After the person stepped away, he turned to me and said he said I was his girl because it was easier say than telling the truth. Which as I explained earlier we're dating with no definition. Although I did point out to him that he could've said I was his friend. His reply was that he sees more than a friend... ladies and gentlemen this is what I like to call the gray area. This is a particular point in dating that is oh so very ambiguous, confusing, and a little tiresome. What I mean by that is; you and this person are seeing each other and at some point its on a more frequent and regular basis but you can't flat out say this person is your boyfriend/girlfriend. Y'all are just kickin' it and seeing where things go, like a damn plastic bag floating in the air.... there's no clear direction. The confusing and frustrating part comes into play because well like in my particular case and like many other people's, there no real conversation has taken place about what the fuck is going on. Nobody wants to rock the boat or work the middle, and start that whole "where are things going?" convo. This is where the gray area comes into play. You can't get mad if that person flirts or whatever the fuck else with other people because that's not your bf/gf. You can't cuss him/her out to the highest degree because they do something you perceive as shady or whatever. I mean you can but that person can throw that we ain't together card in your face and they would not be in the wrong to do so. While you can point out how certain things may or may not upset you; you can't get all the way into your feelings about certain things. Well you can but I suggest you do that shit at home and check certain feelings at the door. That poker face has to be stronger than Lady Gaga's but maybe that's just me and I'm stubborn person.

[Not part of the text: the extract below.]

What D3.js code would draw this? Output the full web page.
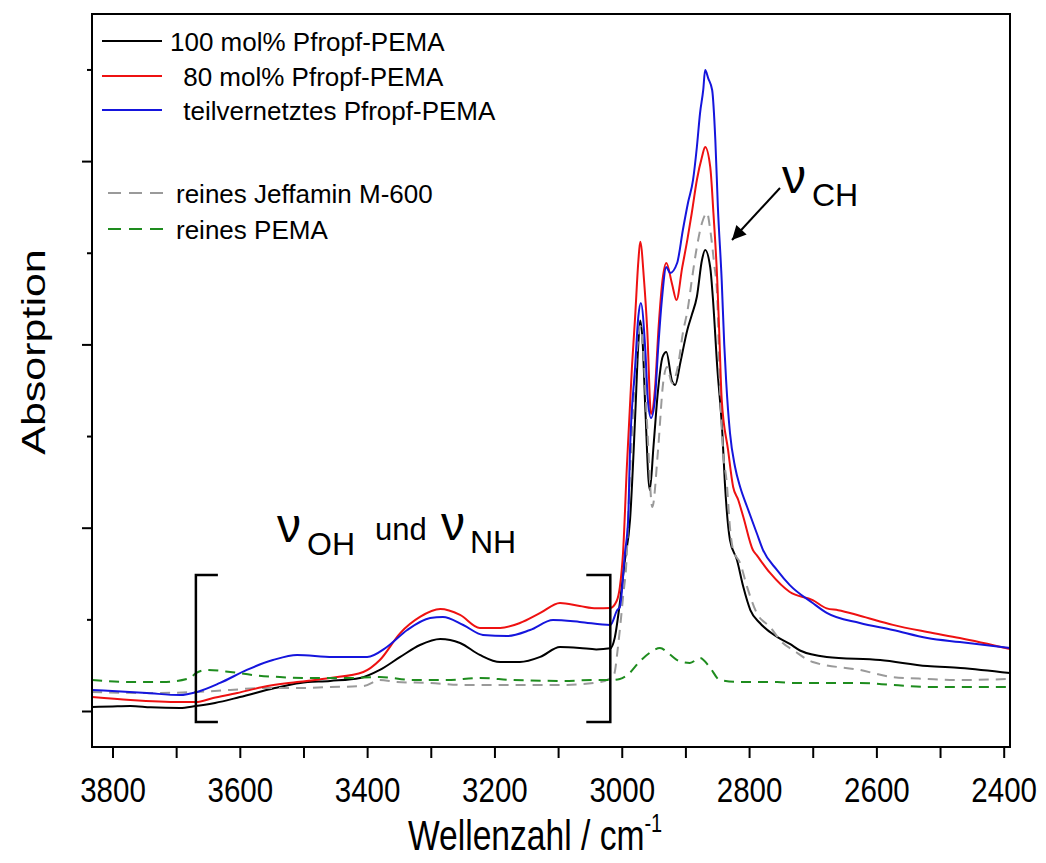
<!DOCTYPE html>
<html><head><meta charset="utf-8">
<script src="https://cdn.jsdelivr.net/npm/d3@7"></script>
<style>
html,body{margin:0;padding:0;background:#fff;}
text{font-family:"Liberation Sans",Arial,Helvetica,sans-serif;fill:#000;}
</style></head>
<body>
<svg id="chart" width="1046" height="863"></svg>
<script>
// ---------- data (wavenumber cm^-1, absorption a.u.) ----------
const black100 = [[3832,0.022],[3800,0.025],[3772,0.027],[3740,0.02],[3694,0.016],[3669,0.027],[3639,0.044],[3600,0.076],[3545,0.125],[3505,0.153],[3458,0.164],[3411,0.180],[3380,0.224],[3348,0.295],[3317,0.360],[3285,0.393],[3254,0.371],[3223,0.306],[3191,0.267],[3160,0.267],[3128,0.295],[3097,0.349],[3066,0.344],[3040,0.336],[3018,0.342],[3011,0.40],[3003,0.589],[2995,0.824],[2987,1.042],[2979,1.60],[2974,2.0],[2971,2.13],[2967,2.0],[2963,1.65],[2956,1.206],[2950,1.45],[2943,1.75],[2936,1.93],[2930,1.959],[2921,1.80],[2916,1.779],[2908,1.90],[2897,2.079],[2890,2.16],[2882,2.26],[2874,2.46],[2869,2.515],[2861,2.42],[2857,2.26],[2850,1.877],[2842,1.517],[2838,1.244],[2830,0.933],[2819,0.824],[2809,0.676],[2798,0.551],[2783,0.48],[2756,0.404],[2736,0.366],[2720,0.33],[2678,0.295],[2594,0.278],[2520,0.245],[2468,0.235],[2390,0.207]];
const red80 = [[3832,0.076],[3772,0.060],[3694,0.049],[3669,0.049],[3642,0.071],[3604,0.098],[3564,0.131],[3510,0.158],[3458,0.180],[3406,0.213],[3380,0.278],[3348,0.425],[3317,0.513],[3285,0.556],[3254,0.524],[3223,0.453],[3191,0.453],[3160,0.480],[3128,0.535],[3097,0.589],[3066,0.573],[3040,0.56],[3018,0.562],[3008,0.60],[3003,0.676],[2998,0.862],[2992,1.331],[2984,1.877],[2979,2.15],[2974,2.45],[2971,2.56],[2965,2.35],[2960,2.08],[2954,1.62],[2948,1.75],[2942,2.1],[2936,2.35],[2930,2.444],[2921,2.33],[2914,2.242],[2905,2.42],[2897,2.57],[2890,2.717],[2882,2.897],[2874,3.022],[2869,3.077],[2861,2.968],[2856,2.717],[2850,2.352],[2847,2.079],[2843,1.70],[2833,1.424],[2825,1.222],[2817,1.151],[2809,1.058],[2794,0.878],[2788,0.85],[2767,0.753],[2736,0.649],[2700,0.605],[2678,0.56],[2660,0.55],[2626,0.52],[2574,0.47],[2520,0.431],[2469,0.398],[2390,0.338]];
const blueX = [[3832,0.115],[3746,0.098],[3694,0.087],[3667,0.104],[3631,0.153],[3589,0.224],[3548,0.278],[3510,0.306],[3454,0.295],[3400,0.295],[3369,0.349],[3337,0.442],[3301,0.507],[3281,0.513],[3249,0.469],[3218,0.415],[3180,0.409],[3144,0.442],[3108,0.496],[3066,0.486],[3018,0.469],[3007,0.551],[3003,0.567],[2995,0.862],[2990,1.042],[2987,1.424],[2979,1.877],[2974,2.15],[2970,2.226],[2963,1.969],[2959,1.697],[2954,1.598],[2948,1.697],[2943,1.969],[2937,2.242],[2930,2.422],[2924,2.39],[2913,2.444],[2904,2.624],[2896,2.771],[2888,2.897],[2882,3.077],[2877,3.262],[2872,3.388],[2869,3.497],[2864,3.45],[2858,3.388],[2853,3.115],[2849,2.75],[2843,2.35],[2839,2.0],[2836,1.8],[2830,1.517],[2822,1.331],[2814,1.222],[2803,1.113],[2788,0.971],[2778,0.878],[2756,0.769],[2736,0.687],[2700,0.589],[2678,0.535],[2626,0.48],[2574,0.442],[2520,0.398],[2469,0.376],[2390,0.344]];
const jeffamin = [[3832,0.104],[3746,0.098],[3667,0.104],[3615,0.115],[3564,0.125],[3510,0.125],[3458,0.131],[3406,0.136],[3380,0.169],[3353,0.158],[3301,0.153],[3249,0.142],[3171,0.142],[3092,0.142],[3034,0.158],[3018,0.18],[3012,0.20],[3006,0.349],[2998,0.622],[2992,0.862],[2990,1.042],[2984,1.517],[2976,1.969],[2971,2.10],[2966,1.95],[2960,1.55],[2952,1.113],[2943,1.424],[2935,1.789],[2929,1.877],[2921,1.789],[2912,1.877],[2904,2.062],[2896,2.2],[2890,2.35],[2882,2.531],[2874,2.662],[2866,2.717],[2861,2.624],[2855,2.444],[2850,2.259],[2846,1.789],[2841,1.424],[2835,1.244],[2830,1.0],[2825,0.878],[2814,0.807],[2803,0.676],[2788,0.535],[2767,0.458],[2747,0.371],[2731,0.333],[2700,0.267],[2626,0.224],[2574,0.185],[2520,0.175],[2469,0.169],[2390,0.175]];
const pema = [[3832,0.169],[3772,0.158],[3721,0.158],[3678,0.18],[3669,0.207],[3652,0.224],[3615,0.213],[3579,0.196],[3537,0.185],[3485,0.18],[3432,0.18],[3380,0.185],[3328,0.169],[3275,0.169],[3223,0.18],[3171,0.169],[3092,0.164],[3045,0.169],[3018,0.169],[3003,0.175],[2990,0.20],[2971,0.273],[2955,0.32],[2940,0.344],[2925,0.31],[2913,0.278],[2893,0.262],[2877,0.289],[2861,0.235],[2846,0.169],[2814,0.158],[2756,0.158],[2731,0.153],[2626,0.153],[2574,0.142],[2520,0.131],[2442,0.131],[2390,0.131]];

const seriesNames = ["100 mol% Pfropf-PEMA"," 80 mol% Pfropf-PEMA"," teilvernetztes Pfropf-PEMA","reines Jeffamin M-600","reines PEMA"];
const xTickValues = [3800,3700,3600,3500,3400,3300,3200,3100,3000,2900,2800,2700,2600,2500,2400];
const xTickLabels = ["3800","","3600","","3400","","3200","","3000","","2800","","2600","","2400"];
const yMajorTicks = [0,1,2,3];
const yMinorTicks = [0.5,1.5,2.5,3.5];
const bracketRange = [3669, 3018];

// ---------- layout ----------
const svg = d3.select("#chart");
const L = 92, R = 1010, T = 14, B = 747;
const x = d3.scaleLinear().domain([3832.2, 2390.1]).range([L, R]);
const y = d3.scaleLinear().domain([-0.1964, 3.8025]).range([B, T]);

const styles = [
  {data: black100, color:"#000000", dash:null},
  {data: jeffamin, color:"#9a9a9a", dash:"10,7"},
  {data: red80, color:"#ee1111", dash:null},
  {data: blueX, color:"#1515dd", dash:null},
  {data: pema, color:"#1e8c1e", dash:"10,7"}
];

const line = d3.line().x(d=>x(d[0])).y(d=>y(d[1])).curve(d3.curveMonotoneX);
const plot = svg.append("g");
styles.forEach(s=>{
  plot.append("path").datum(s.data).attr("d", line)
    .attr("fill","none").attr("stroke", s.color).attr("stroke-width",2)
    .attr("stroke-dasharray", s.dash);
});

// frame
svg.append("rect").attr("x",L).attr("y",T).attr("width",R-L).attr("height",B-T)
  .attr("fill","none").attr("stroke","#000").attr("stroke-width",2);

// x axis
const xAxis = svg.append("g").attr("transform",`translate(0,${B})`)
  .call(d3.axisBottom(x).tickValues(xTickValues).tickSize(11).tickPadding(0)
    .tickFormat((d,i)=>xTickLabels[i]));
xAxis.select(".domain").remove();
xAxis.selectAll("line").attr("stroke-width",2);
xAxis.selectAll("text").attr("y",55).attr("dy",null)
  .style("font-size","36px").attr("transform","scale(0.82,1)")
  .style("font-family",'"Liberation Sans",Arial,sans-serif').attr("fill","#000");

// y axis
const yMaj = svg.append("g").attr("transform",`translate(${L},0)`)
  .call(d3.axisLeft(y).tickValues(yMajorTicks).tickSize(10).tickFormat(""));
const yMin = svg.append("g").attr("transform",`translate(${L},0)`)
  .call(d3.axisLeft(y).tickValues(yMinorTicks).tickSize(5).tickFormat(""));
[yMaj,yMin].forEach(g=>{g.select(".domain").remove(); g.selectAll("line").attr("stroke-width",2);});

// axis titles
const xt = svg.append("text").attr("transform","translate(408,850) scale(0.8,1)")
  .style("font-size","42px");
xt.append("tspan").text("Wellenzahl / cm");
xt.append("tspan").attr("dy",-18).style("font-size","25px").text("-1");

svg.append("text").attr("transform","translate(45,352) scale(0.78,1) rotate(-90)")
  .attr("text-anchor","middle").style("font-size","43px").text("Absorption");

// legend
const legY = [41,76,110,193,229];
const legX0 = [102,102,102,108,108], legX1 = [162,162,162,163,163];
const legOrder = [0,2,3,1,4];
legOrder.forEach((si,i)=>{
  const s = styles[si];
  svg.append("line").attr("x1",legX0[i]).attr("x2",legX1[i]).attr("y1",legY[i]).attr("y2",legY[i])
    .attr("stroke",s.color).attr("stroke-width",2).attr("stroke-dasharray", s.dash ? "13,8" : null);
  svg.append("text").attr("x", i===0 ? 170 : 176).attr("y", legY[i]+10)
    .attr("xml:space","preserve").style("white-space","pre")
    .style("font-size","26px").text(seriesNames[i]);
});

// brackets
const by0 = y(-0.06), by1 = y(0.742);
const bl = x(bracketRange[0]), br = x(bracketRange[1]);
svg.append("path").attr("d",`M${bl+22},${by1}H${bl}V${by0}H${bl+22}`)
  .attr("fill","none").attr("stroke","#000").attr("stroke-width",2.5);
svg.append("path").attr("d",`M${br-24},${by1}H${br}V${by0}H${br-24}`)
  .attr("fill","none").attr("stroke","#000").attr("stroke-width",2.5);

// annotation nu_OH und nu_NH
function nu(xp, yp, sub, subDx){
  svg.append("text").attr("x",xp).attr("y",yp).style("font-size","48px").text("\u03BD");
  svg.append("text").attr("x",xp+subDx).attr("y",yp+13).style("font-size","32px").text(sub);
}
nu(277,542,"OH",30);
svg.append("text").attr("x",375).attr("y",540).style("font-size","31px").text("und");
nu(441,540,"NH",29);
nu(782,193,"CH",30);

// arrow
svg.append("defs").append("marker").attr("id","ah").attr("viewBox","0 0 10 10")
  .attr("refX",10).attr("refY",5).attr("markerWidth",18).attr("markerHeight",14)
  .attr("markerUnits","userSpaceOnUse").attr("orient","auto")
  .append("path").attr("d","M0,0L10,5L0,10z").attr("fill","#000");
svg.append("line").attr("x1",780).attr("y1",188).attr("x2",732).attr("y2",240)
  .attr("stroke","#000").attr("stroke-width",2).attr("marker-end","url(#ah)");
</script>
</body></html>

The gray area isn't a place I like to be in for long extended periods of time... I'm a black and white kind of girl. Although I realize the gray area exist for a reason, it definitely has its benefits as well. The time spent in the gray area can be used to see how you really feel about the person you're dealing with. If this person is really worth your time and effort, if they're just a little crush, something to do to pass the time until cuffin' season is over or if this is the real deal. This is the time where you decide if this is a black or white situation, if you should let it go like Keyshia Cole or hold on to your love like En Vogue. I think the frustration with the gray area comes with the initiation of that dreaded conversation " where is this going"? Its such a loaded question. A question that can't be asked too soon because well you may come off as thirsty, needy, or clingy and who the hell wants to be that person? If the question is asked too late, there's the chance the other party has just mentally moved on from the situation and has just over it and you. The gray area..... a place where people's true colors don't always come shining through, what's a girl to do?